Walk your property and check these common culprits:

  • Planter saucers and self-watering planters. Dump saucers every few days, or skip them entirely. Self-watering planters with unsealed reservoirs are particularly bad. Seal the watering hole tightly or treat the reservoir water with a larvicide.
  • Gutters and downspout extensions. Clogged gutters hold pools of water. Flexible downspout extensions trap water in their ridges. Keep gutters clean and replace flexible extensions with rigid ones pitched to drain fully.
  • Bird baths. Change the water at least once a week.
  • Rain barrels. Cover the top with tightly fitted nylon window screen secured with a bungee cord. Mosquitoes will also enter through the overflow hole, so plug it or treat the barrel with a larvicide.
  • Kiddie pools, wheelbarrows, buckets, and toys. Empty kiddie pools every five to seven days and store them upside down when not in use. Flip wheelbarrows on end. Store buckets and watering cans upside down or in a shed.
  • Tree holes. Fill with waterproof foam, or treat with a larvicide tablet.
  • Tarps, pool covers, and boat covers. Any sagging surface that collects rainwater counts. Pull covers taut or drain them after rain.

Fans and Physical Barriers

A simple electric fan is one of the most underrated mosquito deterrents. Mosquitoes are weak fliers that struggle in winds above 10 to 12 miles per hour. A box fan or oscillating fan aimed at your seating area on a patio disrupts their flight and, just as importantly, disperses the carbon dioxide and body heat plumes they use to track you. Position a fan low, since mosquitoes often approach near ground level, and point it across the area where you’re sitting.

Window screens and bed nets remain the simplest physical barriers. If you sleep with windows open, intact screens are non-negotiable in mosquito season. For porches and gazebos, fine mesh netting keeps mosquitoes out of enclosed outdoor spaces entirely.

Spatial Repellent Devices

Devices like Thermacell units heat a repellent cartridge to create a mosquito-free zone around you. Fuel-powered models use allethrin and protect an area of roughly 15 by 15 feet (225 square feet), about the size of a typical deck. Rechargeable models use metofluthrin and cover a 110-square-foot zone within 10 feet of the device. Larger multi-repeller systems can cover 900 to 1,500 square feet by combining several units.

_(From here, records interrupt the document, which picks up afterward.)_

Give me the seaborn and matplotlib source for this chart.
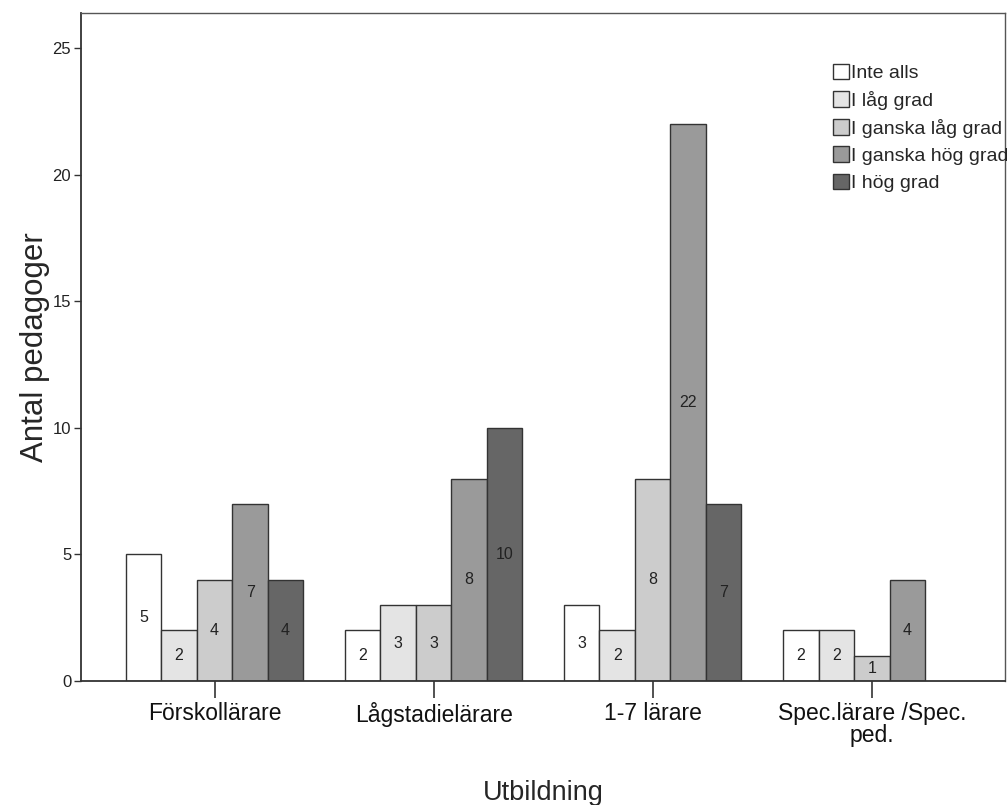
import numpy as np
import pandas as pd
import matplotlib
matplotlib.use("Agg")
import matplotlib.pyplot as plt
import seaborn as sns

categories = ["Förskollärare", "Lågstadielärare", "1-7 lärare", "Spec.lärare /Spec.\nped."]
levels = ["Inte alls", "I låg grad", "I ganska låg grad", "I ganska hög grad", "I hög grad"]
inte_alls = [5, 2, 3, 2]
lag_grad = [2, 3, 2, 2]
ganska_lag = [4, 3, 8, 1]
ganska_hog = [7, 8, 22, 4]
hog_grad = [4, 10, 7, np.nan]
colors = ["#ffffff", "#e4e4e4", "#cccccc", "#9a9a9a", "#666666"]

series = [inte_alls, lag_grad, ganska_lag, ganska_hog, hog_grad]
rows = []
for lev, vals in zip(levels, series):
    for c, v in zip(categories, vals):
        rows.append({"Utbildning": c, "Svar": lev, "Antal": v})
df = pd.DataFrame(rows)

sns.set_style("white")
plt.rcParams["font.family"] = ["Liberation Sans", "DejaVu Sans"]

fig = plt.figure(figsize=(10.07, 8.05), dpi=100)
ax = fig.add_axes([0.0804, 0.154, 0.918, 0.830])

sns.barplot(data=df, x="Utbildning", y="Antal", hue="Svar", order=categories,
            hue_order=levels, palette=colors, edgecolor="#333333", linewidth=1.0,
            width=0.81, ax=ax, errorbar=None, saturation=1)

for cont in ax.containers:
    labels = []
    for b in cont:
        h = b.get_height()
        labels.append("" if (h is None or np.isnan(h) or h == 0) else f"{int(h)}")
    ax.bar_label(cont, labels=labels, label_type="center", fontsize=11.5, color="#222222")

ax.set_ylim(0, 26.4)
ax.set_xlim(-0.61, 3.61)
ax.set_yticks([0, 5, 10, 15, 20, 25])
ax.tick_params(axis="y", labelsize=12, length=5, width=1, direction="out", left=True,
               colors="#333333", labelcolor="#222222", pad=2)
ax.tick_params(axis="x", labelsize=16.5, length=12, width=1.2, direction="out", bottom=True,
               colors="#333333", labelcolor="#111111", pad=3)
for lab in ax.get_xticklabels():
    lab.set_linespacing(0.95)

for s in ax.spines.values():
    s.set_visible(True)
    s.set_color("#555555")
    s.set_linewidth(1.0)
ax.spines["left"].set_linewidth(1.3)
ax.spines["bottom"].set_linewidth(1.3)
ax.spines["left"].set_color("#333333")
ax.spines["bottom"].set_color("#333333")

ax.set_ylabel("Antal pedagoger", fontsize=22.5, labelpad=2)
ax.set_xlabel("Utbildning", fontsize=19.5, labelpad=24)

handles, labs = ax.get_legend_handles_labels()
leg = ax.legend(handles, labs, loc="upper left", bbox_to_anchor=(0.827, 0.921),
                bbox_transform=fig.transFigure, frameon=False, fontsize=14,
                handlelength=0.85, handleheight=0.85, handletextpad=0.1,
                labelspacing=0.45, borderpad=0, borderaxespad=0)

fig.savefig("out.png", dpi=100)
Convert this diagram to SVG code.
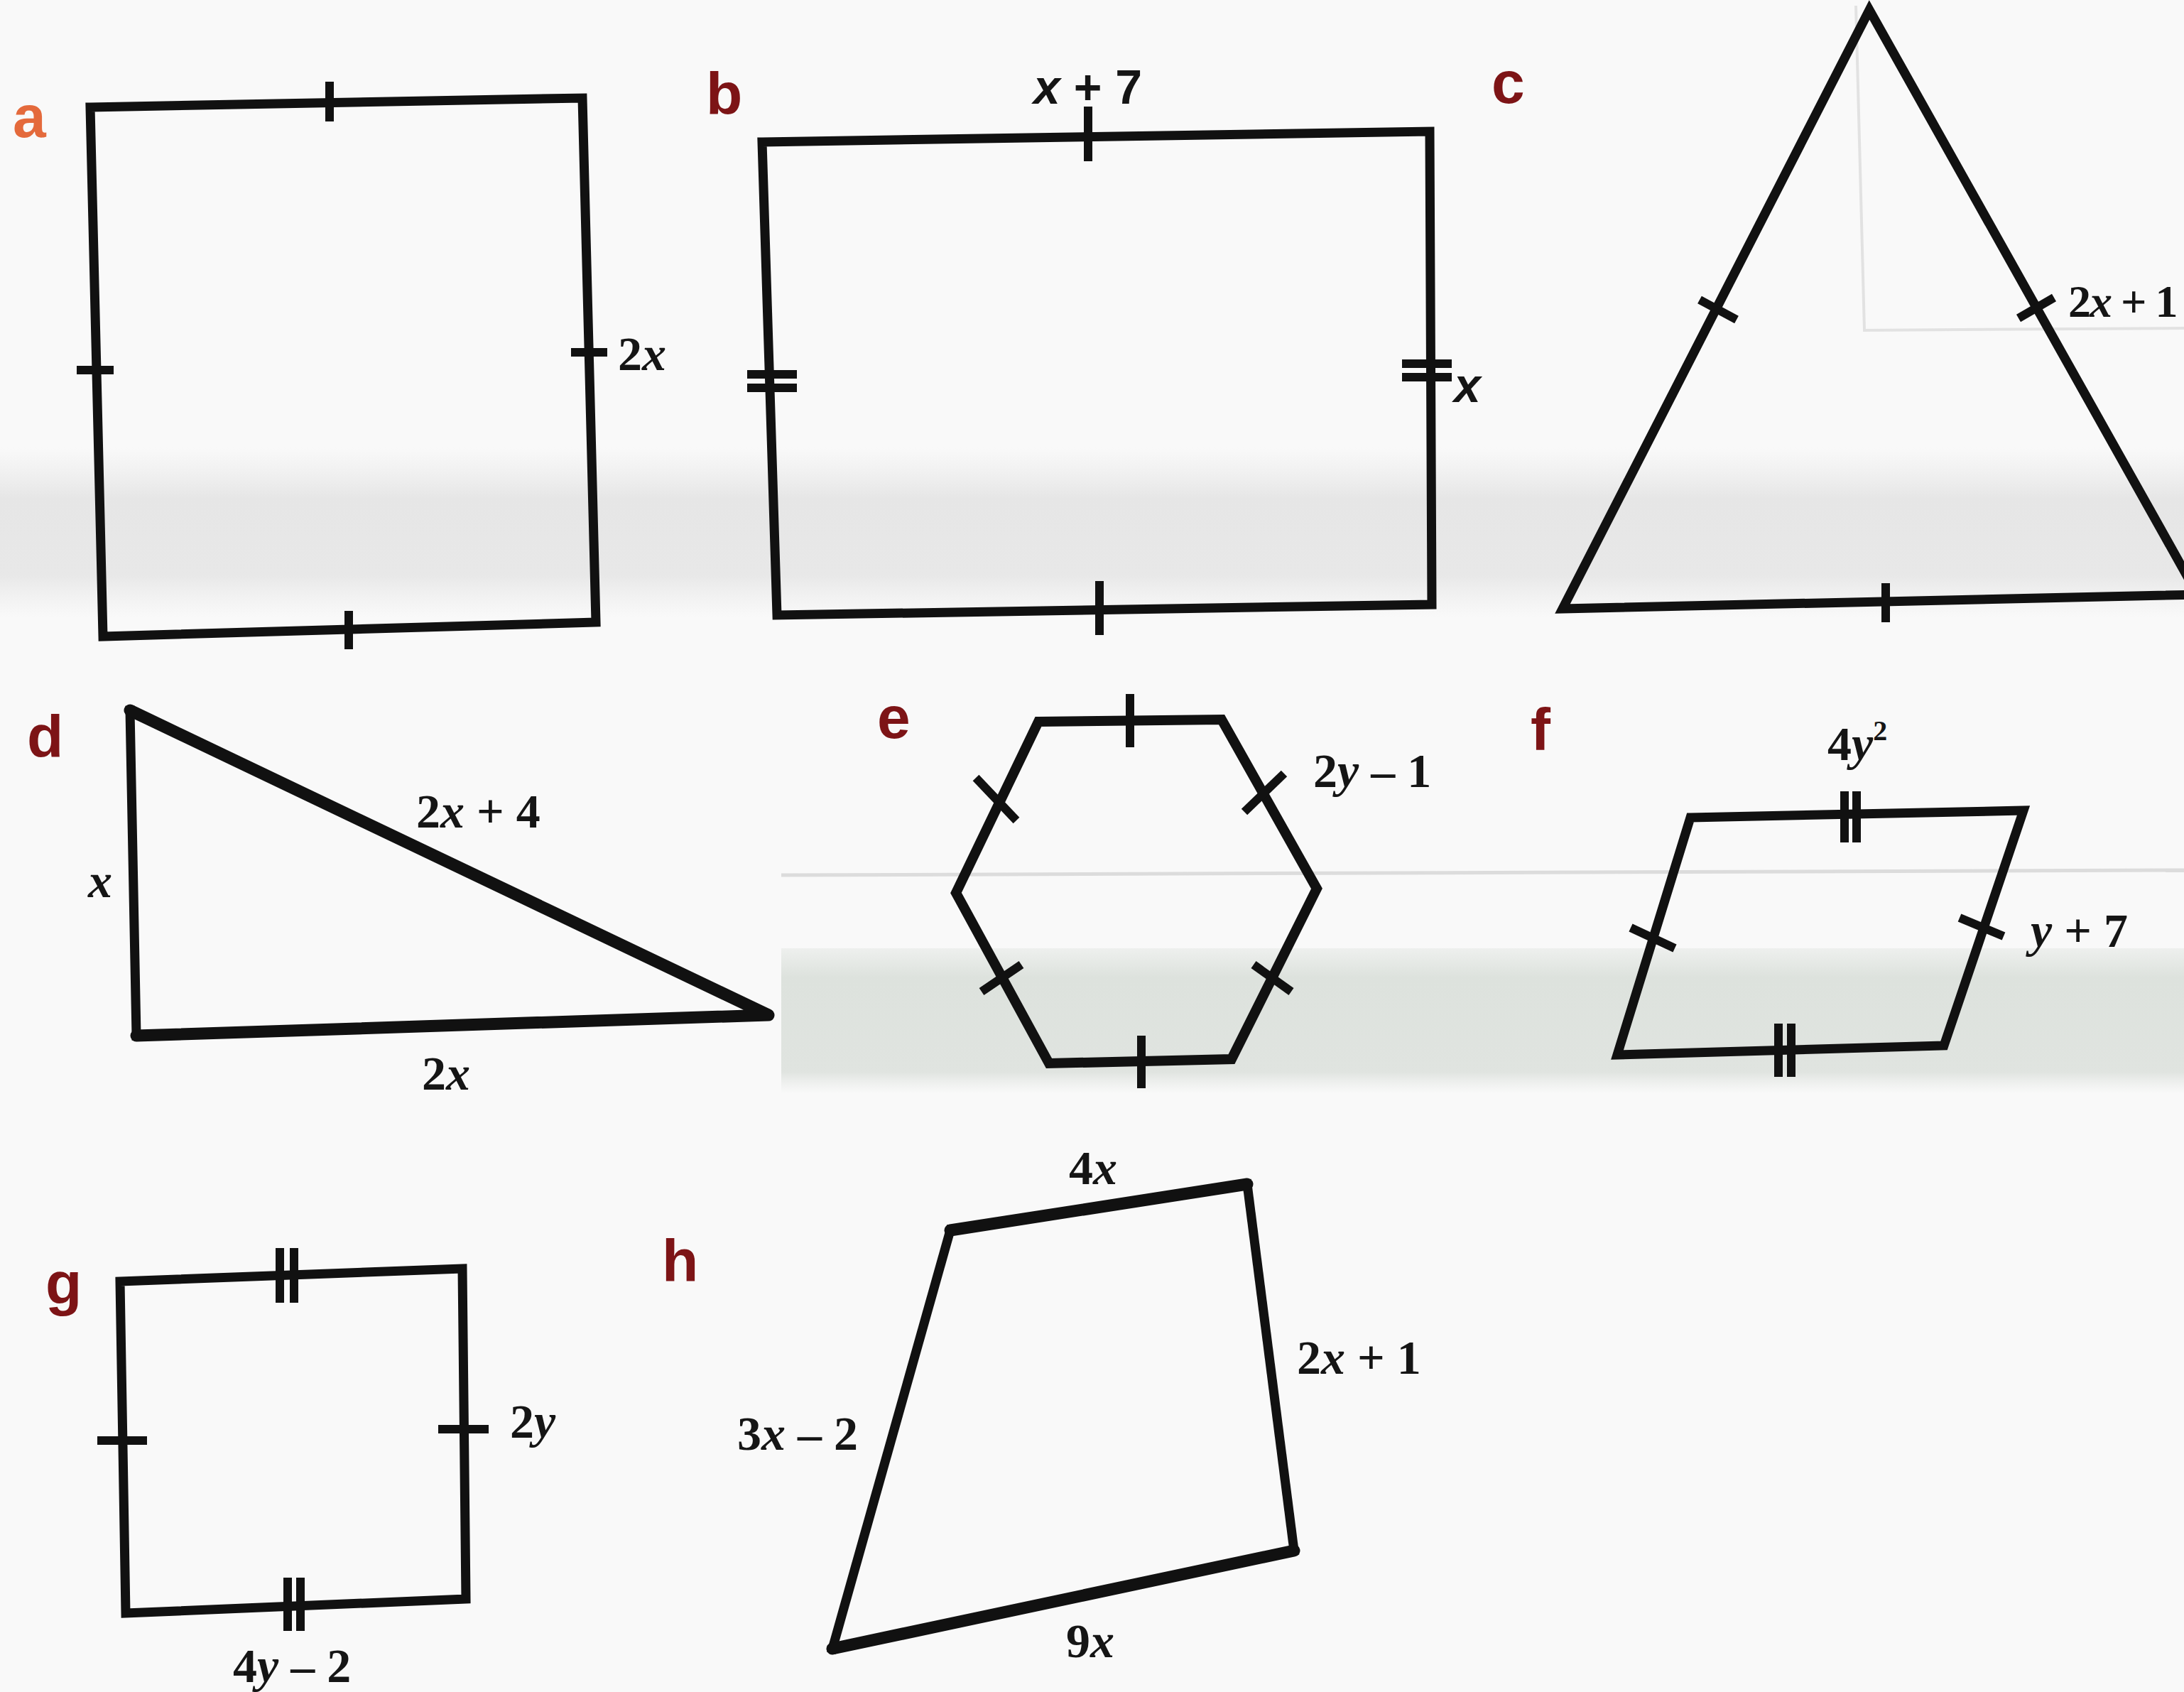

These work best in calm conditions. Wind carries the repellent vapor away and shrinks the protection zone, so pairing a spatial device with a fan pointed inward (not blowing the vapor away from you) takes some thought about placement.

What Doesn’t Work

Ultrasonic repellent devices, the plug-in gadgets and wearable bracelets that claim to emit high-frequency sounds mosquitoes dislike, do not work. A controlled trial testing frequencies from 3 to 11 kHz across 18 nights found zero significant difference in mosquito landing rates between houses with active ultrasonic devices and houses with placebos. Over 7,400 mosquitoes were caught during the study, and the devices repelled none of them.

Citronella plants sitting in pots on your patio are also largely ineffective. The oils inside the plant don’t release into the air in meaningful concentrations unless the leaves are crushed or burned. Citronella candles perform slightly better but still only reduce biting by about 50% in field tests, which isn’t enough to call reliable protection. Growing lavender, marigolds, or citronella grass may make your yard smell nice, but the plants themselves won’t create a mosquito-free zone around them.

Putting It All Together

The most mosquito-free people tend to stack methods. Treat your yard by eliminating standing water so fewer mosquitoes breed near you in the first place. When you’re outside, apply a skin repellent with 20% or higher DEET or picaridin. Wear long sleeves treated with permethrin when practical. Set up a fan near your seating area. For stationary hangouts like a patio dinner, add a spatial repellent device. No single product is a force field, but three or four overlapping strategies get close.